The idea that all people with developmental disabilities can be successfully served using community resources in community settings is at best unproven and at worst demonstrably false. Abuse, neglect, and exploitation can happen in any setting, not because of the size of the setting or how it is organized, but because people with developmental disabilities are especially vulnerable to abuse, neglect, and exploitation. That mistreatment, criminal or otherwise, occurs in community settings is documented in grim detail here.
In Florida, there is a waiting list of around 20,000 people with DD who go without services. According to the Web site Left Behind in Florida, the waiting list makes up 40% of all families who have a family member with DD who is eligible for assistance.
A planned community is one more option from which families may choose and should not be seen as competition to fully inclusive settings that many people can benefit from. Projects that originate with the individuals and families who need services and garner support from a wide variety of community organizations are the most likely to succeed, the most likely to use resources wisely, and the most likely to be accepted by the community at large. Here is an example.

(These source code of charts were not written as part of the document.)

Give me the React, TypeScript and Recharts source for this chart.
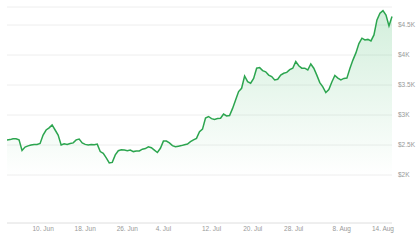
import { AreaChart, Area, XAxis, YAxis, CartesianGrid } from 'recharts';

// price samples, evenly spaced in time
const prices = [
  2585, 2590, 2605, 2605, 2585, 2410, 2465, 2485, 2500, 2510,
  2510, 2525, 2665, 2750, 2785, 2835, 2750, 2665, 2500, 2520,
  2510, 2525, 2535, 2585, 2600, 2535, 2510, 2500, 2510, 2505,
  2515, 2390, 2360, 2285, 2200, 2210, 2335, 2405, 2420, 2415,
  2405, 2415, 2390, 2400, 2400, 2430, 2440, 2470, 2455, 2415,
  2375, 2445, 2565, 2565, 2535, 2490, 2470, 2480, 2490, 2505,
  2515, 2555, 2585, 2610, 2720, 2765, 2950, 2975, 2940, 2925,
  2940, 2945, 3015, 2985, 2990, 3110, 3250, 3390, 3445, 3650,
  3555, 3530, 3610, 3780, 3790, 3740, 3720, 3665, 3640, 3585,
  3595, 3665, 3695, 3710, 3755, 3780, 3890, 3820, 3780, 3780,
  3750, 3850, 3780, 3665, 3540, 3470, 3375, 3425, 3550, 3660,
  3615, 3585, 3610, 3615, 3775, 3915, 4035, 4190, 4280, 4250,
  4260, 4235, 4335, 4585, 4695, 4740, 4665, 4485, 4640,
];

const xTickIndex = [12, 26, 40, 52, 68, 81.7, 95.3, 111.3, 125];
const xTickLabels = ['10. Jun', '18. Jun', '26. Jun', '4. Jul', '12. Jul', '20. Jul', '28. Jul', '8. Aug', '14. Aug'];
const yTicks = [2000, 2500, 3000, 3500, 4000, 4500];

const data = prices.map((price, i) => ({ i, price }));

const fmtPrice = (v: number) => `$${v / 1000}K`;
const fmtDate = (v: number) => xTickLabels[xTickIndex.indexOf(v)] ?? '';

export default function App() {
  return (
    <div style={{ position: 'absolute', left: 0, top: 0, fontFamily: 'Liberation Sans, Arial, sans-serif' }}>
      <AreaChart width={420} height={240} data={data} margin={{ top: 7, right: 0, left: 7, bottom: 0 }}>
        <defs>
          <linearGradient id="priceFill" x1="0" y1="0" x2="0" y2="1">
            <stop offset="0%" stopColor="#3cb864" stopOpacity={0.38} />
            <stop offset="78%" stopColor="#3cb864" stopOpacity={0} />
          </linearGradient>
        </defs>
        <CartesianGrid vertical={false} stroke="#eeeeee" />
        <XAxis
          dataKey="i"
          type="number"
          domain={[0, prices.length - 1]}
          ticks={xTickIndex}
          tickFormatter={fmtDate}
          height={17}
          tickLine={false}
          tickSize={3}
          tickMargin={0}
          axisLine={{ stroke: '#e6e6e6' }}
          tick={{ fontSize: 6.5, fill: '#999' }}
          interval={0}
        />
        <YAxis
          orientation="right"
          domain={[1200, 4800]}
          ticks={yTicks}
          tickFormatter={fmtPrice}
          width={28}
          axisLine={false}
          tickLine={false}
          tickSize={0}
          tickMargin={6}
          tick={{ fontSize: 6.5, fill: '#999' }}
        />
        <Area
          type="linear"
          dataKey="price"
          stroke="#2ca54f"
          strokeWidth={1.5}
          fill="url(#priceFill)"
          isAnimationActive={false}
          dot={false}
          activeDot={false}
        />
      </AreaChart>
    </div>
  );
}
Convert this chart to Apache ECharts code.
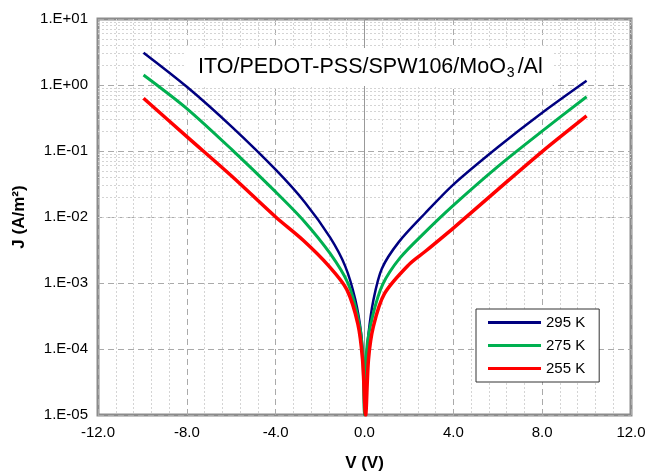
<!DOCTYPE html>
<html><head><meta charset="utf-8">
<script src="https://cdn.jsdelivr.net/npm/echarts@6/dist/echarts.min.js"></script>
<style>html,body{margin:0;padding:0;background:#fff}#c{width:647px;height:471px}</style>
</head><body><div id="c"></div>
<script>
// Data (V in volts, J in A/m^2)
const v295 = [-9.95,-8,-5.96,-4,-2.68,-1.55,-0.87,-0.42,-0.15,-0.05,0,0.07,0.18,0.4,0.78,1.55,2.73,4,6,8,10];
const j295 = [3.09,0.94,0.23,0.052,0.0166,0.0049,0.0018,0.00057,0.00017,0.000054,0.00001,0.000054,0.00017,0.00055,0.00165,0.0042,0.0114,0.031,0.114,0.38,1.16];
const v275 = [-9.95,-8,-5.96,-4,-2.7,-1.55,-0.75,-0.3,-0.09,0,0.1,0.36,0.82,1.6,2.73,4,6,8,10];
const j275 = [1.42,0.44,0.104,0.024,0.0085,0.0028,0.001,0.00031,0.0001,0.00001,0.0001,0.00031,0.00095,0.0024,0.0059,0.015,0.058,0.2,0.665];
const v255 = [-9.95,-8,-5.96,-4,-2.75,-1.6,-0.8,-0.3,-0.09,0.05,0.18,0.4,0.9,2.0,2.73,4,6,8,10];
const j255 = [0.63,0.165,0.041,0.01,0.0044,0.0018,0.0008,0.00024,0.00007,0.00001,0.00007,0.00022,0.00069,0.0019,0.003,0.0068,0.026,0.098,0.34];
const seriesNames = ['295 K','275 K','255 K'];
const seriesColors = ['#000080','#00B050','#FF0000'];
const xTicks = [-12,-8,-4,0,4,8,12];
const yTicks = [1e-5,1e-4,1e-3,1e-2,1e-1,1,10];
const yTickLabels = ['1.E-05','1.E-04','1.E-03','1.E-02','1.E-01','1.E+00','1.E+01'];
const minorMult = [2,3,4,5,6,7,8,9];

const zip = (a,b)=>a.map((x,i)=>[x,b[i]]);
const minorVals = [];
for (let d=-5; d<1; d++) for (const m of minorMult) minorVals.push(m*Math.pow(10,d));

const chart = echarts.init(document.getElementById('c'), null, {renderer:'canvas'});
const font = 'Liberation Sans, Arial, sans-serif';
chart.setOption({
  animation:false,
  grid:{left:98,right:16,top:19,bottom:56,containLabel:false,outerBoundsMode:'none',show:true,borderColor:'#8c8c8c',borderWidth:3,backgroundColor:'transparent'},
  xAxis:{type:'value',min:-12,max:12,interval:4,
    axisLine:{show:false},axisTick:{show:false},
    axisLabel:{color:'#000',fontSize:15,fontFamily:font,margin:10,formatter:v=>xTicks.includes(v)?v.toFixed(1):''},
    splitLine:{show:true,lineStyle:{color:'#aaaaaa',type:[6,4],width:1}},
    minorTick:{show:false,splitNumber:5},
    minorSplitLine:{show:true,lineStyle:{color:'#d4d4d4',type:[2,2],width:1}},
    name:'V (V)',nameLocation:'middle',nameGap:40,
    nameTextStyle:{fontSize:17,fontWeight:'bold',fontFamily:font,color:'#000'}},
  yAxis:{type:'log',logBase:10,min:1e-5,max:10,
    axisLine:{show:false},axisTick:{show:false},
    axisLabel:{color:'#000',fontSize:15,fontFamily:font,margin:10,formatter:v=>{const i=yTicks.findIndex(t=>Math.abs(Math.log10(t)-Math.log10(v))<1e-6);return i>=0?yTickLabels[i]:'';}},
    splitLine:{show:true,lineStyle:{color:'#aaaaaa',type:[6,4],width:1}},
    name:'J (A/m²)',nameLocation:'middle',nameGap:70,nameRotate:90,
    nameTextStyle:{fontSize:17,fontWeight:'bold',fontFamily:font,color:'#000'}},
  legend:{data:seriesNames,orient:'vertical',left:476,top:309,
    backgroundColor:'#fff',borderColor:'#333',borderWidth:1,padding:[6,14,6,12],
    itemWidth:53,itemHeight:3,itemGap:8,icon:'rect',
    textStyle:{fontSize:15,fontFamily:font,color:'#000'}},
  graphic:[{type:'text',left:186,top:48,z:10,
    style:{rich:{a:{fontSize:21.5,fontFamily:font,fill:'#000',lineHeight:26},
                 s:{fontSize:14,fontFamily:font,fill:'#000',lineHeight:26,padding:[12,3,0,1]}},
      text:'{a|ITO/PEDOT-PSS/SPW106/MoO}{s|3}{a|/Al}',
      backgroundColor:'#fff',padding:[6,10,6,12]}}],
  series:[
    {type:'line',name:'__grid',data:[],silent:true,z:1,
     markLine:{silent:true,symbol:'none',label:{show:false},animation:false,z:1,
       data:[...minorVals.map(v=>({yAxis:v,lineStyle:{color:'#d4d4d4',type:[2,2],width:1}})),
             {xAxis:0,lineStyle:{color:'#999',type:'solid',width:1}}]}},
    {type:'line',name:seriesNames[0],data:zip(v295,j295),showSymbol:false,smooth:0.3,z:10,
     lineStyle:{color:seriesColors[0],width:2.5},itemStyle:{color:seriesColors[0]}},
    {type:'line',name:seriesNames[1],data:zip(v275,j275),showSymbol:false,smooth:0.3,z:11,
     lineStyle:{color:seriesColors[1],width:3},itemStyle:{color:seriesColors[1]}},
    {type:'line',name:seriesNames[2],data:zip(v255,j255),showSymbol:false,smooth:0.3,z:12,
     lineStyle:{color:seriesColors[2],width:3.5},itemStyle:{color:seriesColors[2]}}
  ]
});
</script></body></html>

There is no shortage of ideas for improving the lives of people with developmental disabilities, but advocacy groups that deliberately narrow the choices based on their fervent belief in an unproven ideology are an impediment to a system that can truly meet the needs of the full range of people with DD, especially those who are either not served at all or inadequately served by our current system.
1 comment:
Jill, I totally agree with your comments and if these communities are planed then you will see positive results. We have to many people isolated in "their" apartments and they have only made friends in most cases with their paid staff. Being a provider, I see this all the time.